Tired of copying and pasting? Learn about the easiest ways to scrape images from the web.
Now, if you just want a screen saver or background pic, web scraping may be overkill. But it’s still a skill that transfers over to many other things. So stick around.
We’ll start with browser extensions, look at image extractors, then get into web scraping tools.
What’s image scraping anyways?
Image scraping is simply taking an image URL from a website and putting it in a database to use later.
For example, if you want to save ad images from a web page, all you need to do is copy-paste the website HTML to a spreadsheet. To do that, you just right-click on the image and click on Inspect. If you’re using Chrome, you can see the developer tools pop up and focus on the HTML line for the image.
Automating this process is what most people refer to as image scraping.
Why automate image scraping?
When you need to grab a few images from a website you don’t have admin access to, you can just “save as” the specific image, and you’ll have the files on your computer.
However, if you need hundreds or thousands of images from multiple URLs, “save as” is a waste of your time. That’s where image scraping comes in. Instead of clicking the same buttons over and over, you can use scripts to automate the process for you–reducing thousands of clicks to just a few.
Types of image scrapers.
There are several ways to scrape images. Even though all of them are quicker and easier than manually saving each image, one by one, onto your computer, they work differently from each other.
So we have first to define each type of scraping method.
Browser extensions.
With browser extensions, you have to install the plugin and click on the images you want. It’s a lot faster than saving individual files, but it’s still pretty hands-on, as you can imagine.

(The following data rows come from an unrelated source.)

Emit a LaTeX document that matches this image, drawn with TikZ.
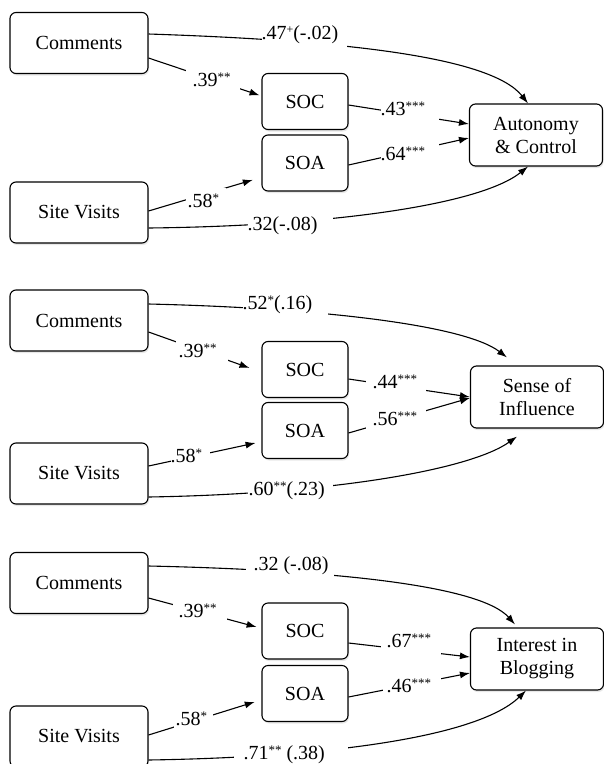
\documentclass[tikz,border=0pt]{standalone}
\usepackage{fontspec}
\setmainfont{Liberation Serif}
\usetikzlibrary{arrows.meta,calc,shadows}
\newcommand{\sg}[1]{\raisebox{5pt}{\fontsize{13}{13}\selectfont #1}}
\newcommand{\pls}{\raisebox{6pt}{\fontsize{12}{12}\selectfont +}}
\begin{document}
\begin{tikzpicture}[x=1pt,y=-1pt,line width=1.1pt,
  box/.style={draw, rounded corners=6pt, fill=white, align=center, inner sep=0pt,
    font=\fontsize{20}{23}\selectfont,
    drop shadow={shadow xshift=1pt, shadow yshift=-2pt, opacity=0.18}},
  big/.style={box, minimum width=138pt, minimum height=61pt},
  mid/.style={box, minimum width=86pt, minimum height=56pt},
  res/.style={box, minimum width=133pt, minimum height=62pt},
  lbl/.style={fill=white, anchor=west, inner xsep=0pt, inner ysep=5pt,
    text height=14pt, text depth=4pt, font=\fontsize{20}{24}\selectfont},
  arr/.style={-{Latex[length=10pt,width=7pt]}}]
\useasboundingbox (0,0) rectangle (604,764);

% ---------- panel 1 ----------
\node[big] (C1) at (79,43) {Comments};
\node[big] (S1) at (79,212.5) {Site Visits};
\node[mid] (SOC1) at (305,101.5) {SOC};
\node[mid] (SOA1) at (305,163) {SOA};
\node[res] (A1) at (536,135) {Autonomy\\\& Control};

\draw[arr] ($(C1.east)+(0,-9)$) .. controls (330,40) and (490,55) .. ($(A1.north)+(-8,0)$);
\draw[arr, shorten >=2pt] ($(C1.east)+(0,15)$) -- ($(SOC1.west)+(0,-5.5)$);
\draw[arr] ($(SOC1.east)+(0,3.5)$) -- ($(A1.west)+(0,-11)$);
\draw[arr] ($(SOA1.east)+(0,2)$) -- ($(A1.west)+(0,3)$);
\draw[arr, shorten >=9pt] ($(S1.east)+(0,-1.5)$) -- ($(SOA1.west)+(0,14.3)$);
\draw[arr] ($(S1.east)+(0,15.5)$) .. controls (330,226) and (480,205) .. ($(A1.south)+(-8,0)$);

\node[lbl] (l1a) at (261,34) {.47\pls(-.02)\hspace*{9pt}};
\node[lbl] (l1b) at (185,81) {\hspace*{7pt}.39\sg{**}\hspace*{9pt}};
\node[lbl] (l1c) at (380,110) {.43\sg{***}\hspace*{14pt}};
\node[lbl] (l1d) at (380,155) {.64\sg{***}\hspace*{14pt}};
\node[lbl] (l1e) at (185,202) {\hspace*{2pt}.58\sg{*}\hspace*{7pt}};
\node[lbl] (l1f) at (247,225) {.32(-.08)\hspace*{15pt}};

% ---------- panel 2 ----------
\node[big] (C2) at (79,320.5) {Comments};
\node[big] (S2) at (79,473.5) {Site Visits};
\node[mid] (SOC2) at (305,369.5) {SOC};
\node[mid] (SOA2) at (305,430.5) {SOA};
\node[res] (B2) at (537,397) {Sense of\\Influence};

\draw[arr] ($(C2.east)+(0,-16.5)$) .. controls (320,308) and (465,325) .. ($(B2.north)+(-30,-8)$);
\draw[arr, shorten >=12.7pt] ($(C2.east)+(0,11.5)$) -- ($(SOC2.west)+(0,2.7)$);
\draw[arr] ($(SOC2.east)+(0,9.5)$) -- ($(B2.west)+(0,0)$);
\draw[arr] ($(SOA2.east)+(0,2.5)$) -- ($(B2.west)+(0,1)$);
\draw[arr, shorten >=6pt] ($(S2.east)+(0,-7.5)$) -- ($(SOA2.west)+(0,11.2)$);
\draw[arr] ($(S2.east)+(0,23.5)$) .. controls (330,494) and (470,470) .. ($(B2.south)+(-20,8)$);

\node[lbl] (l2a) at (242,304) {.52\sg{*}(.16)\hspace*{16pt}};
\node[lbl] (l2b) at (175,352) {\hspace*{3pt}.39\sg{**}\hspace*{11pt}};
\node[lbl] (l2c) at (365,383) {\hspace*{7pt}.44\sg{***}\hspace*{9pt}};
\node[lbl] (l2d) at (365,420) {\hspace*{7pt}.56\sg{***}\hspace*{9pt}};
\node[lbl] (l2e) at (170,457) {.58\sg{*}\hspace*{8pt}};
\node[lbl] (l2f) at (247,490) {\hspace*{1pt}.60\sg{**}(.23)\hspace*{8pt}};

% ---------- panel 3 ----------
\node[big] (C3) at (79,583) {Comments};
\node[big] (S3) at (79,736.5) {Site Visits};
\node[mid] (SOC3) at (305,631) {SOC};
\node[mid] (SOA3) at (305,693.5) {SOA};
\node[res] (I3) at (537,659) {Interest in\\Blogging};

\draw[arr] ($(C3.east)+(0,-17)$) .. controls (330,570) and (480,585) .. ($(I3.north)+(-22,-3)$);
\draw[arr, shorten >=5pt] ($(C3.east)+(0,15)$) -- ($(SOC3.west)+(0,-2.7)$);
\draw[arr] ($(SOC3.east)+(0,12)$) -- ($(I3.west)+(0,-2)$);
\draw[arr] ($(SOA3.east)+(0,3.5)$) -- ($(I3.west)+(0,14)$);
\draw[arr, shorten >=7pt] ($(S3.east)+(0,-1.5)$) -- ($(SOA3.west)+(0,6.3)$);
\draw[arr] ($(S3.east)+(0,23.5)$) .. controls (340,757) and (480,735) .. ($(I3.south)+(-11,0)$);

\node[lbl] (l3a) at (245,565) {\hspace*{8pt}.32 (-.08)\hspace*{5pt}};
\node[lbl] (l3b) at (172,612) {\hspace*{6pt}.39\sg{**}\hspace*{10pt}};
\node[lbl] (l3c) at (380,642) {\hspace*{6pt}.67\sg{***}\hspace*{10pt}};
\node[lbl] (l3d) at (382,687) {\hspace*{4pt}.46\sg{***}\hspace*{10pt}};
\node[lbl] (l3e) at (173,720) {\hspace*{2pt}.58\sg{*}\hspace*{6pt}};
\node[lbl] (l3f) at (233,754) {\hspace*{10pt}.71\sg{**} (.38)\hspace*{23pt}};
\end{tikzpicture}
\end{document}
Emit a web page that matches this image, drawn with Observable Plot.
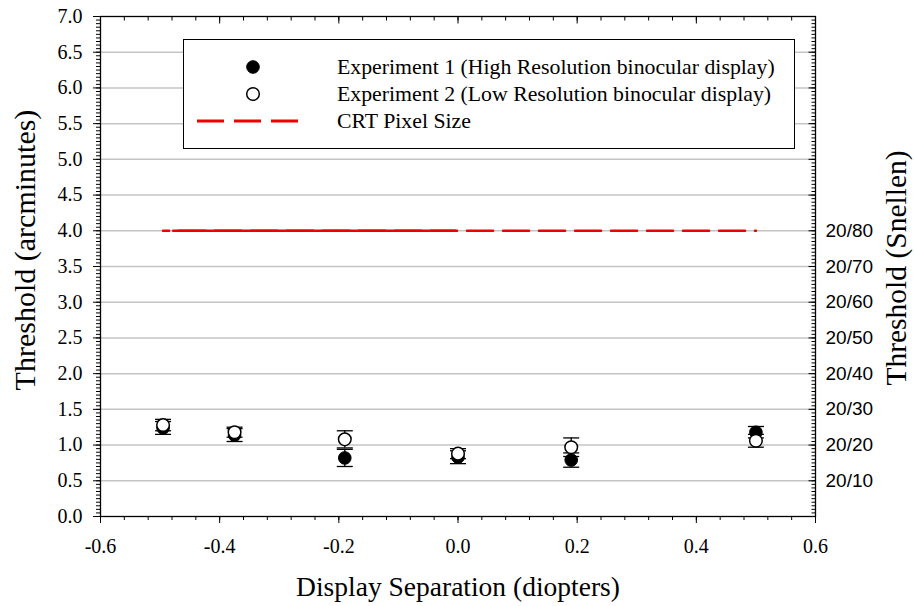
<!DOCTYPE html>
<html>
<head>
<meta charset="utf-8">
<script src="https://cdn.jsdelivr.net/npm/d3@7"></script>
<script src="https://cdn.jsdelivr.net/npm/@observablehq/plot@0.6"></script>
<style>
  html, body { margin: 0; padding: 0; background: #fff; }
  #chart { width: 914px; height: 606px; }
</style>
</head>
<body>
<div id="chart"></div>
<script>
// ---- data ----
const separations = [-0.495, -0.375, -0.19, 0.0, 0.19, 0.5];
const exp1Threshold = [1.24, 1.14, 0.82, 0.83, 0.79, 1.18];
const exp1Error = [0.09, 0.09, 0.12, 0.09, 0.10, 0.08];
const exp2Threshold = [1.28, 1.18, 1.08, 0.88, 0.97, 1.06];
const exp2Error = [0.08, 0.07, 0.12, 0.07, 0.13, 0.09];
const crtPixelSize = 4.0;
const crtRange = [-0.495, 0.5];
const crtOverlapRange = [-0.478, -0.005];

const xMajorTicks = [-0.6, -0.4, -0.2, 0.0, 0.2, 0.4, 0.6];
const yMajorTicks = [0, 0.5, 1, 1.5, 2, 2.5, 3, 3.5, 4, 4.5, 5, 5.5, 6, 6.5, 7];
const gridValues = [0.5, 1, 1.5, 2, 2.5, 3, 3.5, 4, 4.5, 5, 5.5, 6, 6.5];
const snellenValues = [4.0, 3.5, 3.0, 2.5, 2.0, 1.5, 1.0, 0.5];
const snellenLabels = ["20/80", "20/70", "20/60", "20/50", "20/40", "20/30", "20/20", "20/10"];

const legendLabels = [
  "Experiment 1 (High Resolution binocular display)",
  "Experiment 2 (Low Resolution binocular display)",
  "CRT Pixel Size"
];

// ---- derived tables ----
const exp1 = separations.map((x, i) => ({x, y: exp1Threshold[i], e: exp1Error[i]}));
const exp2 = separations.map((x, i) => ({x, y: exp2Threshold[i], e: exp2Error[i]}));
const bars = [...exp1, ...exp2];
const caps = bars.flatMap(d => [{x: d.x, y: d.y - d.e}, {x: d.x, y: d.y + d.e}]);
const crtLine = crtRange.map(x => ({x, y: crtPixelSize}));
const crtOverlap = crtOverlapRange.map(x => ({x, y: crtPixelSize}));
const snellen = snellenValues.map((y, i) => ({y, label: snellenLabels[i]}));
const xMinor = d3.range(-15, 16).map(k => k * 0.04);
const yMinor = d3.range(0, 141).map(k => k * 0.05);

// custom tick symbols (pixel-sized)
const hSeg = (a, b) => ({draw(ctx) { ctx.moveTo(a, 0); ctx.lineTo(b, 0); }});
const vSeg = (a, b) => ({draw(ctx) { ctx.moveTo(0, a); ctx.lineTo(0, b); }});

const serif = "'Liberation Serif', 'Times New Roman', serif";
const sans = "'Liberation Sans', Arial, sans-serif";

const chart = Plot.plot({
  width: 914,
  height: 606,
  marginTop: 16,
  marginRight: 99,
  marginBottom: 90,
  marginLeft: 100,
  style: {fontFamily: serif, fontSize: "20px", background: "#fff", color: "#000"},
  x: {domain: [-0.6, 0.6]},
  y: {domain: [0, 7]},
  marks: [
    // grid
    Plot.ruleY(gridValues, {stroke: "#c4c4c4", strokeWidth: 1.5}),
    // left axis
    Plot.axisY({ticks: yMajorTicks, tickFormat: d => d.toFixed(1), tickSize: 7, tickPadding: 11, label: null, fontSize: 20, fontFamily: serif}),
    Plot.axisY({ticks: yMinor, tickFormat: () => "", tickSize: 4, label: null}),
    // bottom axis
    Plot.axisX({ticks: xMajorTicks, tickFormat: d => d.toFixed(1), tickSize: 7, tickPadding: 15, label: null, fontSize: 20, fontFamily: serif}),
    Plot.axisX({ticks: xMinor, tickFormat: () => "", tickSize: 4, label: null}),
    // top inward ticks
    Plot.dot(xMajorTicks, {x: d => d, frameAnchor: "top", symbol: vSeg(0, 7), fill: "none", stroke: "black", strokeWidth: 1}),
    Plot.dot(xMinor, {x: d => d, frameAnchor: "top", symbol: vSeg(0, 4), fill: "none", stroke: "black", strokeWidth: 1}),
    // right inward ticks
    Plot.dot(yMajorTicks, {y: d => d, frameAnchor: "right", symbol: hSeg(-7, 0), fill: "none", stroke: "black", strokeWidth: 1}),
    Plot.dot(yMinor, {y: d => d, frameAnchor: "right", symbol: hSeg(-4, 0), fill: "none", stroke: "black", strokeWidth: 1}),
    // right Snellen labels
    Plot.text(snellen, {y: "y", text: "label", frameAnchor: "right", dx: 10, textAnchor: "start", fontFamily: sans, fontSize: 19, fill: "black"}),
    Plot.frame({stroke: "black", strokeWidth: 1.3}),
    // CRT pixel size line
    Plot.line(crtLine, {x: "x", y: "y", stroke: "#ee0000", strokeWidth: 2.6, strokeDasharray: "26,10", strokeDashoffset: 20}),
    Plot.line(crtOverlap, {x: "x", y: "y", stroke: "#ee0000", strokeWidth: 2.6}),
    // error bars
    Plot.ruleX(bars, {x: "x", y1: d => d.y - d.e, y2: d => d.y + d.e, stroke: "black", strokeWidth: 1.3}),
    Plot.dot(caps, {x: "x", y: "y", symbol: hSeg(-8, 8), fill: "none", stroke: "black", strokeWidth: 1.3}),
    // points
    Plot.dot(exp1, {x: "x", y: "y", r: 6.3, fill: "black", stroke: "black", strokeWidth: 1}),
    Plot.dot(exp2, {x: "x", y: "y", r: 6.3, fill: "white", stroke: "black", strokeWidth: 1.5})
  ]
});

document.getElementById("chart").appendChild(chart);

// ---- legend and axis titles ----
const svg = d3.select(chart);
const lg = svg.append("g").attr("class", "legend").attr("text-anchor", "start");
lg.append("rect").attr("x", 183.5).attr("y", 39.5).attr("width", 611).attr("height", 109)
  .attr("fill", "white").attr("stroke", "black").attr("stroke-width", 1);
const rowY = [67, 94, 121];
lg.append("circle").attr("cx", 253).attr("cy", rowY[0]).attr("r", 6.3).attr("fill", "black").attr("stroke", "black");
lg.append("circle").attr("cx", 253).attr("cy", rowY[1]).attr("r", 6.3).attr("fill", "white").attr("stroke", "black").attr("stroke-width", 1.5);
lg.append("line").attr("x1", 197).attr("x2", 299).attr("y1", rowY[2]).attr("y2", rowY[2])
  .attr("stroke", "#ee0000").attr("stroke-width", 3).attr("stroke-dasharray", "27,10");
legendLabels.forEach((t, i) => {
  lg.append("text").attr("x", 337).attr("y", rowY[i]).attr("dy", "0.33em").attr("text-anchor", "start")
    .attr("font-family", serif).attr("font-size", 21.8).attr("fill", "black").text(t);
});

svg.append("text").attr("transform", "translate(35,250) rotate(-90)").attr("text-anchor", "middle")
  .attr("font-family", serif).attr("font-size", 30).attr("fill", "black").text("Threshold (arcminutes)");
svg.append("text").attr("transform", "translate(906,268) rotate(-90)").attr("text-anchor", "middle")
  .attr("font-family", serif).attr("font-size", 29.5).attr("fill", "black").text("Threshold (Snellen)");
svg.append("text").attr("x", 458).attr("y", 596).attr("text-anchor", "middle")
  .attr("font-family", serif).attr("font-size", 27.5).attr("fill", "black").text("Display Separation (diopters)");
</script>
</body>
</html>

Browser extensions are a dime a dozen, and if you’ve seen one, you’ve seen them all. You just have to find one that works on your browser, whether that’s Firefox, Chrome, or…(does anyone use anything else?)
Here are a few favorites:
Image extractors.
Image extractors are like tractors that harvest images. It’s a lazy metaphor (aside from having eight of the same letters)..but these programs make it easy to load up on images. Usually, you just have to load the URL, and you can instantly scrape all the images on the page.
This method of collecting images from the web is only suitable for smaller projects because you can only scrape one site at a time.
You can find image extractors specific for Reddit, Youtube, or Twitch like SocialSnapper, or try out a more general extraction software like Image Cyborg or Unsplash Bulk Downloader.
Web scraping tools.
Alright. These are the big guns. Scrape thousands of images–and anything else–from hundreds of web pages without breaking a sweat.
Web scraping tools is an umbrella term for all kinds of data collection automation [software] that crawls, scrapes, analyzes, formats, and stores web data. You can do it yourself on a headless browser–using open-source scripts in your command prompt–or opt for web scraping APIs that simplify the process, presenting quick commands on a graphical user interface(GUI).
If you have programming skills, the Python library is a favorite. However, there are drawbacks to doing it yourself.
- Technical issues: A lot can go wrong when you’re scraping websites. If you’re not familiar with the programs and scripts you’re using, troubleshooting can eat up a lot of time.
- Legal issues: Web scraping is legal, but there are cases (like real ones in courtrooms) where the prosecution wins claims of privacy infringement or scraping negligence that lead to property damage.
- Data quality (or lack thereof): You may not even be aware of the difference between good and bad quality data. But if you don’t have any experience with web scraping, chances are that the quality needs improvement.
- Inefficient: If you don’t know what you’re doing, it’s first going to take time to figure that out. Then once you get going, you have to figure out everything else. After doing it for years, you might be close to doing it efficiently.
- Costly: Doing it yourself or in-house may seem like the most affordable option, and if you’re just scraping as a hobby, it can be. On the other hand, if web scraping is a business cost, you make a better trade for time using a professional service.
Our two most significant recommendations are Octoparse and Parsehub because they have free plans and tons of tutorials to build your scraping skillset. With both, you can quickly learn how to use their software efficiently and economically. All you have to do is download their software and follow their on-ramping tutorial.
Easier image scraping with proxies.
The most common snag when it comes to scraping images is when websites confuse you for a hacker or some other malignant entity. This is because web scraping can look like an attack if you send too many consecutive requests from the same IP address.
So to pacify website security, you’ll want to send requests to the URL from hundreds of different IP addresses. To do this, you employ rotating residential proxies, which make it seem like ordinary users are sending requests instead of one busy-body riddling their website with thousands of requests per second.
They’re effortless to set up using IPBurger’s intuitive proxy manager. All you do is set your parameters–location, internet service provider, and web protocol–and then generate a list of proxies from over 75 million residential IP addresses. Then you need to plug in the proxies to the web scraper, and that’s it.
Do you need proxies for a simple image scraper?
Not in the way you need them for more robust web scrapers, but there are many other use cases for high-quality residential proxies.
And if you one day decide to scale your data collection efforts and image extractors aren’t cutting it–you’re locked and loaded for uninterrupted web scraping.